Copy the lines below as they are; omit the images they contain.

• **AVAILABLE DATA**

>> START

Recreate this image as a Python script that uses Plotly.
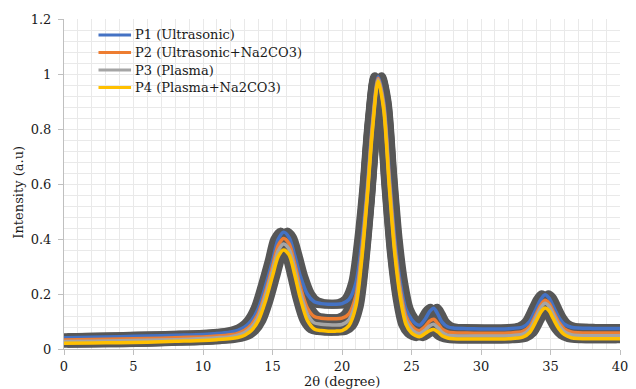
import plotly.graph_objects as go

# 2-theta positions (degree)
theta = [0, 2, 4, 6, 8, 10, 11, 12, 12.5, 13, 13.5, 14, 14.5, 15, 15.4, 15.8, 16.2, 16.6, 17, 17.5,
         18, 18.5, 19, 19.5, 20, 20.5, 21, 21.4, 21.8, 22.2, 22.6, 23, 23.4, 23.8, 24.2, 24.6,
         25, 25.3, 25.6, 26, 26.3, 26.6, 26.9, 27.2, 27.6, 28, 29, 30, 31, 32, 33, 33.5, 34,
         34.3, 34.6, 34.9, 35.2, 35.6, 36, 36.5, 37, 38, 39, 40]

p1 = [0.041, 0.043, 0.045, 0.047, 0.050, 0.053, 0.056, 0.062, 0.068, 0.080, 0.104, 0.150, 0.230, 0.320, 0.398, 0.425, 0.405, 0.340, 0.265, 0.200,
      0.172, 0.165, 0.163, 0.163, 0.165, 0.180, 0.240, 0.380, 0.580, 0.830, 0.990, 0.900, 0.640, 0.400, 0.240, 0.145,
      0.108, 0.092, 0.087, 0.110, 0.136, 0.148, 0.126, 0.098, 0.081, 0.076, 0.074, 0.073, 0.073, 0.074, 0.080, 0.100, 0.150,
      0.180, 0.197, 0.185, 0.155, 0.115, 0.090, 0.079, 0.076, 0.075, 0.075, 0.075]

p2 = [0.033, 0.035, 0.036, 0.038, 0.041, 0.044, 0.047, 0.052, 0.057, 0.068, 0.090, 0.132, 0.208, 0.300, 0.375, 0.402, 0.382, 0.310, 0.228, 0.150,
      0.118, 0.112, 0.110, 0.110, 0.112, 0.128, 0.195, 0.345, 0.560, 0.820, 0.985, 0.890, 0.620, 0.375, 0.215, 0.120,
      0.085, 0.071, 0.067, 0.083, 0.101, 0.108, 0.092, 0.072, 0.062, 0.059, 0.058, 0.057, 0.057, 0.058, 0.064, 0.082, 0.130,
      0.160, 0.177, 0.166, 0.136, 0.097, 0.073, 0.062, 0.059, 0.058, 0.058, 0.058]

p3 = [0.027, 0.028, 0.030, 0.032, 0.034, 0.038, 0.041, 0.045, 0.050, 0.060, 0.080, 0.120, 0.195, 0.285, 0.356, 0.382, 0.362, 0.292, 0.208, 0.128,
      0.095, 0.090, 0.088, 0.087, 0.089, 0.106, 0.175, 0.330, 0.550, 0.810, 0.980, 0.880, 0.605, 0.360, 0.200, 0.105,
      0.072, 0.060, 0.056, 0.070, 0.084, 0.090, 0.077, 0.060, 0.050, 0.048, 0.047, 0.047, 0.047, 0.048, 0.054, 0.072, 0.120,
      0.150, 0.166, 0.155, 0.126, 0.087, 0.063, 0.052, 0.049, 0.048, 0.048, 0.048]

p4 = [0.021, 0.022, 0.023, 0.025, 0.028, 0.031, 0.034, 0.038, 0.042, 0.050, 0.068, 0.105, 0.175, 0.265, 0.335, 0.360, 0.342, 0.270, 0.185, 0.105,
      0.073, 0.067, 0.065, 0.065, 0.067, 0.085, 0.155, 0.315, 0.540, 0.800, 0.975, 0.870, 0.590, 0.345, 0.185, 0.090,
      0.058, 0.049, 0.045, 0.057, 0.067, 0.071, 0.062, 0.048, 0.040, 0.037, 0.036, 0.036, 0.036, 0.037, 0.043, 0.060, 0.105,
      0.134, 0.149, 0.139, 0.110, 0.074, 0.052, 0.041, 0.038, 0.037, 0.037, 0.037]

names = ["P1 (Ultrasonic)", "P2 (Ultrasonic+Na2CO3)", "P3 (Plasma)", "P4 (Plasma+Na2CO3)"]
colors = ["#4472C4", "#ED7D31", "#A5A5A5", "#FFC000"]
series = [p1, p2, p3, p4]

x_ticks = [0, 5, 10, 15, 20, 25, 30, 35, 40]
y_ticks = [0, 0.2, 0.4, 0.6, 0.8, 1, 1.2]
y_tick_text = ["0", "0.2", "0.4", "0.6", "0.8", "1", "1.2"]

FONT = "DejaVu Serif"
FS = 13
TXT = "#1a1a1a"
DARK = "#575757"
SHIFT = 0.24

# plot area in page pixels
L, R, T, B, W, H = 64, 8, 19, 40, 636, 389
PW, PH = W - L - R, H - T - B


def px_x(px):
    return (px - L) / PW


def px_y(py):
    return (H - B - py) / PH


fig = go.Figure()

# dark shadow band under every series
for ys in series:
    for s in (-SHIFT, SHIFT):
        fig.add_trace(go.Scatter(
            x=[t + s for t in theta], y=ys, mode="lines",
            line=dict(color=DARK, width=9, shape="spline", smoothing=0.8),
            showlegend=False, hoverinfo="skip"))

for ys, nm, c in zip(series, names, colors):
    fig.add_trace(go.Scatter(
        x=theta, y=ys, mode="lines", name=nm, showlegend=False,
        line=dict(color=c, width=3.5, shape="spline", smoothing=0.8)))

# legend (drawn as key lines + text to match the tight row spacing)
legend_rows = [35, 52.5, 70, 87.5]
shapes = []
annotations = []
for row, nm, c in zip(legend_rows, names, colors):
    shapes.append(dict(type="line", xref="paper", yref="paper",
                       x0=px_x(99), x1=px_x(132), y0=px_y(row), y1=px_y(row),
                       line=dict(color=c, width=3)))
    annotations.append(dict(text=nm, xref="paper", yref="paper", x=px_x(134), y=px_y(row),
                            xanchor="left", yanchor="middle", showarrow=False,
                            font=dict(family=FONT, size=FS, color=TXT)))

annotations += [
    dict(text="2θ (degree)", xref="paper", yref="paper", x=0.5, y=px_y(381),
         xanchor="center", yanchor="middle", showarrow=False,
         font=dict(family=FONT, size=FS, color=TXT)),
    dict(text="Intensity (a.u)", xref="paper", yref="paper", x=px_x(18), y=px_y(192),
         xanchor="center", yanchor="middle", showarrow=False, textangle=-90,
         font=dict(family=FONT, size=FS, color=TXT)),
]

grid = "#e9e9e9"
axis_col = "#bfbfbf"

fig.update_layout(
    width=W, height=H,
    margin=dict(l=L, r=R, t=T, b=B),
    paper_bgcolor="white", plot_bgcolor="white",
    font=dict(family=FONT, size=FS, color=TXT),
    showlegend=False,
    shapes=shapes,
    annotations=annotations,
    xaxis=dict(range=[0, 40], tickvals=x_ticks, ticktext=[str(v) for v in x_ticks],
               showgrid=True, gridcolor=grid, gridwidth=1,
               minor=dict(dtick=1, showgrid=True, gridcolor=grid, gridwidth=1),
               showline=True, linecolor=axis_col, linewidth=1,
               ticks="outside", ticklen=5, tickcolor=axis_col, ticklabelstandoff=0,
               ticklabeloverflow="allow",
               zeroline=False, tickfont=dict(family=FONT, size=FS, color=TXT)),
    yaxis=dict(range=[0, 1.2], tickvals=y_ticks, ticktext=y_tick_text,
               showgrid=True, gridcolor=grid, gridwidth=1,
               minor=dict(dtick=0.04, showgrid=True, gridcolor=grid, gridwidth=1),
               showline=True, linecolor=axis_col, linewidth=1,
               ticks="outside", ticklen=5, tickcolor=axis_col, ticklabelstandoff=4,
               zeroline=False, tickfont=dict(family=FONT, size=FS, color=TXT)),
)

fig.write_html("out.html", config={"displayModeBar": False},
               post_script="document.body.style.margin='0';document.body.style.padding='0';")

>> END

• **RESPONSE TO THIS EXERCISE**
Recreate this image as a Python script that uses Plotly.
import plotly.graph_objects as go

# 2-theta positions (degree)
theta = [0, 2, 4, 6, 8, 10, 11, 12, 12.5, 13, 13.5, 14, 14.5, 15, 15.4, 15.8, 16.2, 16.6, 17, 17.5,
         18, 18.5, 19, 19.5, 20, 20.5, 21, 21.4, 21.8, 22.2, 22.6, 23, 23.4, 23.8, 24.2, 24.6,
         25, 25.3, 25.6, 26, 26.3, 26.6, 26.9, 27.2, 27.6, 28, 29, 30, 31, 32, 33, 33.5, 34,
         34.3, 34.6, 34.9, 35.2, 35.6, 36, 36.5, 37, 38, 39, 40]

p1 = [0.041, 0.043, 0.045, 0.047, 0.050, 0.053, 0.056, 0.062, 0.068, 0.080, 0.104, 0.150, 0.230, 0.320, 0.398, 0.425, 0.405, 0.340, 0.265, 0.200,
      0.172, 0.165, 0.163, 0.163, 0.165, 0.180, 0.240, 0.380, 0.580, 0.830, 0.990, 0.900, 0.640, 0.400, 0.240, 0.145,
      0.108, 0.092, 0.087, 0.110, 0.136, 0.148, 0.126, 0.098, 0.081, 0.076, 0.074, 0.073, 0.073, 0.074, 0.080, 0.100, 0.150,
      0.180, 0.197, 0.185, 0.155, 0.115, 0.090, 0.079, 0.076, 0.075, 0.075, 0.075]

p2 = [0.033, 0.035, 0.036, 0.038, 0.041, 0.044, 0.047, 0.052, 0.057, 0.068, 0.090, 0.132, 0.208, 0.300, 0.375, 0.402, 0.382, 0.310, 0.228, 0.150,
      0.118, 0.112, 0.110, 0.110, 0.112, 0.128, 0.195, 0.345, 0.560, 0.820, 0.985, 0.890, 0.620, 0.375, 0.215, 0.120,
      0.085, 0.071, 0.067, 0.083, 0.101, 0.108, 0.092, 0.072, 0.062, 0.059, 0.058, 0.057, 0.057, 0.058, 0.064, 0.082, 0.130,
      0.160, 0.177, 0.166, 0.136, 0.097, 0.073, 0.062, 0.059, 0.058, 0.058, 0.058]

p3 = [0.027, 0.028, 0.030, 0.032, 0.034, 0.038, 0.041, 0.045, 0.050, 0.060, 0.080, 0.120, 0.195, 0.285, 0.356, 0.382, 0.362, 0.292, 0.208, 0.128,
      0.095, 0.090, 0.088, 0.087, 0.089, 0.106, 0.175, 0.330, 0.550, 0.810, 0.980, 0.880, 0.605, 0.360, 0.200, 0.105,
      0.072, 0.060, 0.056, 0.070, 0.084, 0.090, 0.077, 0.060, 0.050, 0.048, 0.047, 0.047, 0.047, 0.048, 0.054, 0.072, 0.120,
      0.150, 0.166, 0.155, 0.126, 0.087, 0.063, 0.052, 0.049, 0.048, 0.048, 0.048]

p4 = [0.021, 0.022, 0.023, 0.025, 0.028, 0.031, 0.034, 0.038, 0.042, 0.050, 0.068, 0.105, 0.175, 0.265, 0.335, 0.360, 0.342, 0.270, 0.185, 0.105,
      0.073, 0.067, 0.065, 0.065, 0.067, 0.085, 0.155, 0.315, 0.540, 0.800, 0.975, 0.870, 0.590, 0.345, 0.185, 0.090,
      0.058, 0.049, 0.045, 0.057, 0.067, 0.071, 0.062, 0.048, 0.040, 0.037, 0.036, 0.036, 0.036, 0.037, 0.043, 0.060, 0.105,
      0.134, 0.149, 0.139, 0.110, 0.074, 0.052, 0.041, 0.038, 0.037, 0.037, 0.037]

names = ["P1 (Ultrasonic)", "P2 (Ultrasonic+Na2CO3)", "P3 (Plasma)", "P4 (Plasma+Na2CO3)"]
colors = ["#4472C4", "#ED7D31", "#A5A5A5", "#FFC000"]
series = [p1, p2, p3, p4]

x_ticks = [0, 5, 10, 15, 20, 25, 30, 35, 40]
y_ticks = [0, 0.2, 0.4, 0.6, 0.8, 1, 1.2]
y_tick_text = ["0", "0.2", "0.4", "0.6", "0.8", "1", "1.2"]

FONT = "DejaVu Serif"
FS = 13
TXT = "#1a1a1a"
DARK = "#575757"
SHIFT = 0.24

# plot area in page pixels
L, R, T, B, W, H = 64, 8, 19, 40, 636, 389
PW, PH = W - L - R, H - T - B


def px_x(px):
    return (px - L) / PW


def px_y(py):
    return (H - B - py) / PH


fig = go.Figure()

# dark shadow band under every series
for ys in series:
    for s in (-SHIFT, SHIFT):
        fig.add_trace(go.Scatter(
            x=[t + s for t in theta], y=ys, mode="lines",
            line=dict(color=DARK, width=9, shape="spline", smoothing=0.8),
            showlegend=False, hoverinfo="skip"))

for ys, nm, c in zip(series, names, colors):
    fig.add_trace(go.Scatter(
        x=theta, y=ys, mode="lines", name=nm, showlegend=False,
        line=dict(color=c, width=3.5, shape="spline", smoothing=0.8)))

# legend (drawn as key lines + text to match the tight row spacing)
legend_rows = [35, 52.5, 70, 87.5]
shapes = []
annotations = []
for row, nm, c in zip(legend_rows, names, colors):
    shapes.append(dict(type="line", xref="paper", yref="paper",
                       x0=px_x(99), x1=px_x(132), y0=px_y(row), y1=px_y(row),
                       line=dict(color=c, width=3)))
    annotations.append(dict(text=nm, xref="paper", yref="paper", x=px_x(134), y=px_y(row),
                            xanchor="left", yanchor="middle", showarrow=False,
                            font=dict(family=FONT, size=FS, color=TXT)))

annotations += [
    dict(text="2θ (degree)", xref="paper", yref="paper", x=0.5, y=px_y(381),
         xanchor="center", yanchor="middle", showarrow=False,
         font=dict(family=FONT, size=FS, color=TXT)),
    dict(text="Intensity (a.u)", xref="paper", yref="paper", x=px_x(18), y=px_y(192),
         xanchor="center", yanchor="middle", showarrow=False, textangle=-90,
         font=dict(family=FONT, size=FS, color=TXT)),
]

grid = "#e9e9e9"
axis_col = "#bfbfbf"

fig.update_layout(
    width=W, height=H,
    margin=dict(l=L, r=R, t=T, b=B),
    paper_bgcolor="white", plot_bgcolor="white",
    font=dict(family=FONT, size=FS, color=TXT),
    showlegend=False,
    shapes=shapes,
    annotations=annotations,
    xaxis=dict(range=[0, 40], tickvals=x_ticks, ticktext=[str(v) for v in x_ticks],
               showgrid=True, gridcolor=grid, gridwidth=1,
               minor=dict(dtick=1, showgrid=True, gridcolor=grid, gridwidth=1),
               showline=True, linecolor=axis_col, linewidth=1,
               ticks="outside", ticklen=5, tickcolor=axis_col, ticklabelstandoff=0,
               ticklabeloverflow="allow",
               zeroline=False, tickfont=dict(family=FONT, size=FS, color=TXT)),
    yaxis=dict(range=[0, 1.2], tickvals=y_ticks, ticktext=y_tick_text,
               showgrid=True, gridcolor=grid, gridwidth=1,
               minor=dict(dtick=0.04, showgrid=True, gridcolor=grid, gridwidth=1),
               showline=True, linecolor=axis_col, linewidth=1,
               ticks="outside", ticklen=5, tickcolor=axis_col, ticklabelstandoff=4,
               zeroline=False, tickfont=dict(family=FONT, size=FS, color=TXT)),
)

fig.write_html("out.html", config={"displayModeBar": False},
               post_script="document.body.style.margin='0';document.body.style.padding='0';")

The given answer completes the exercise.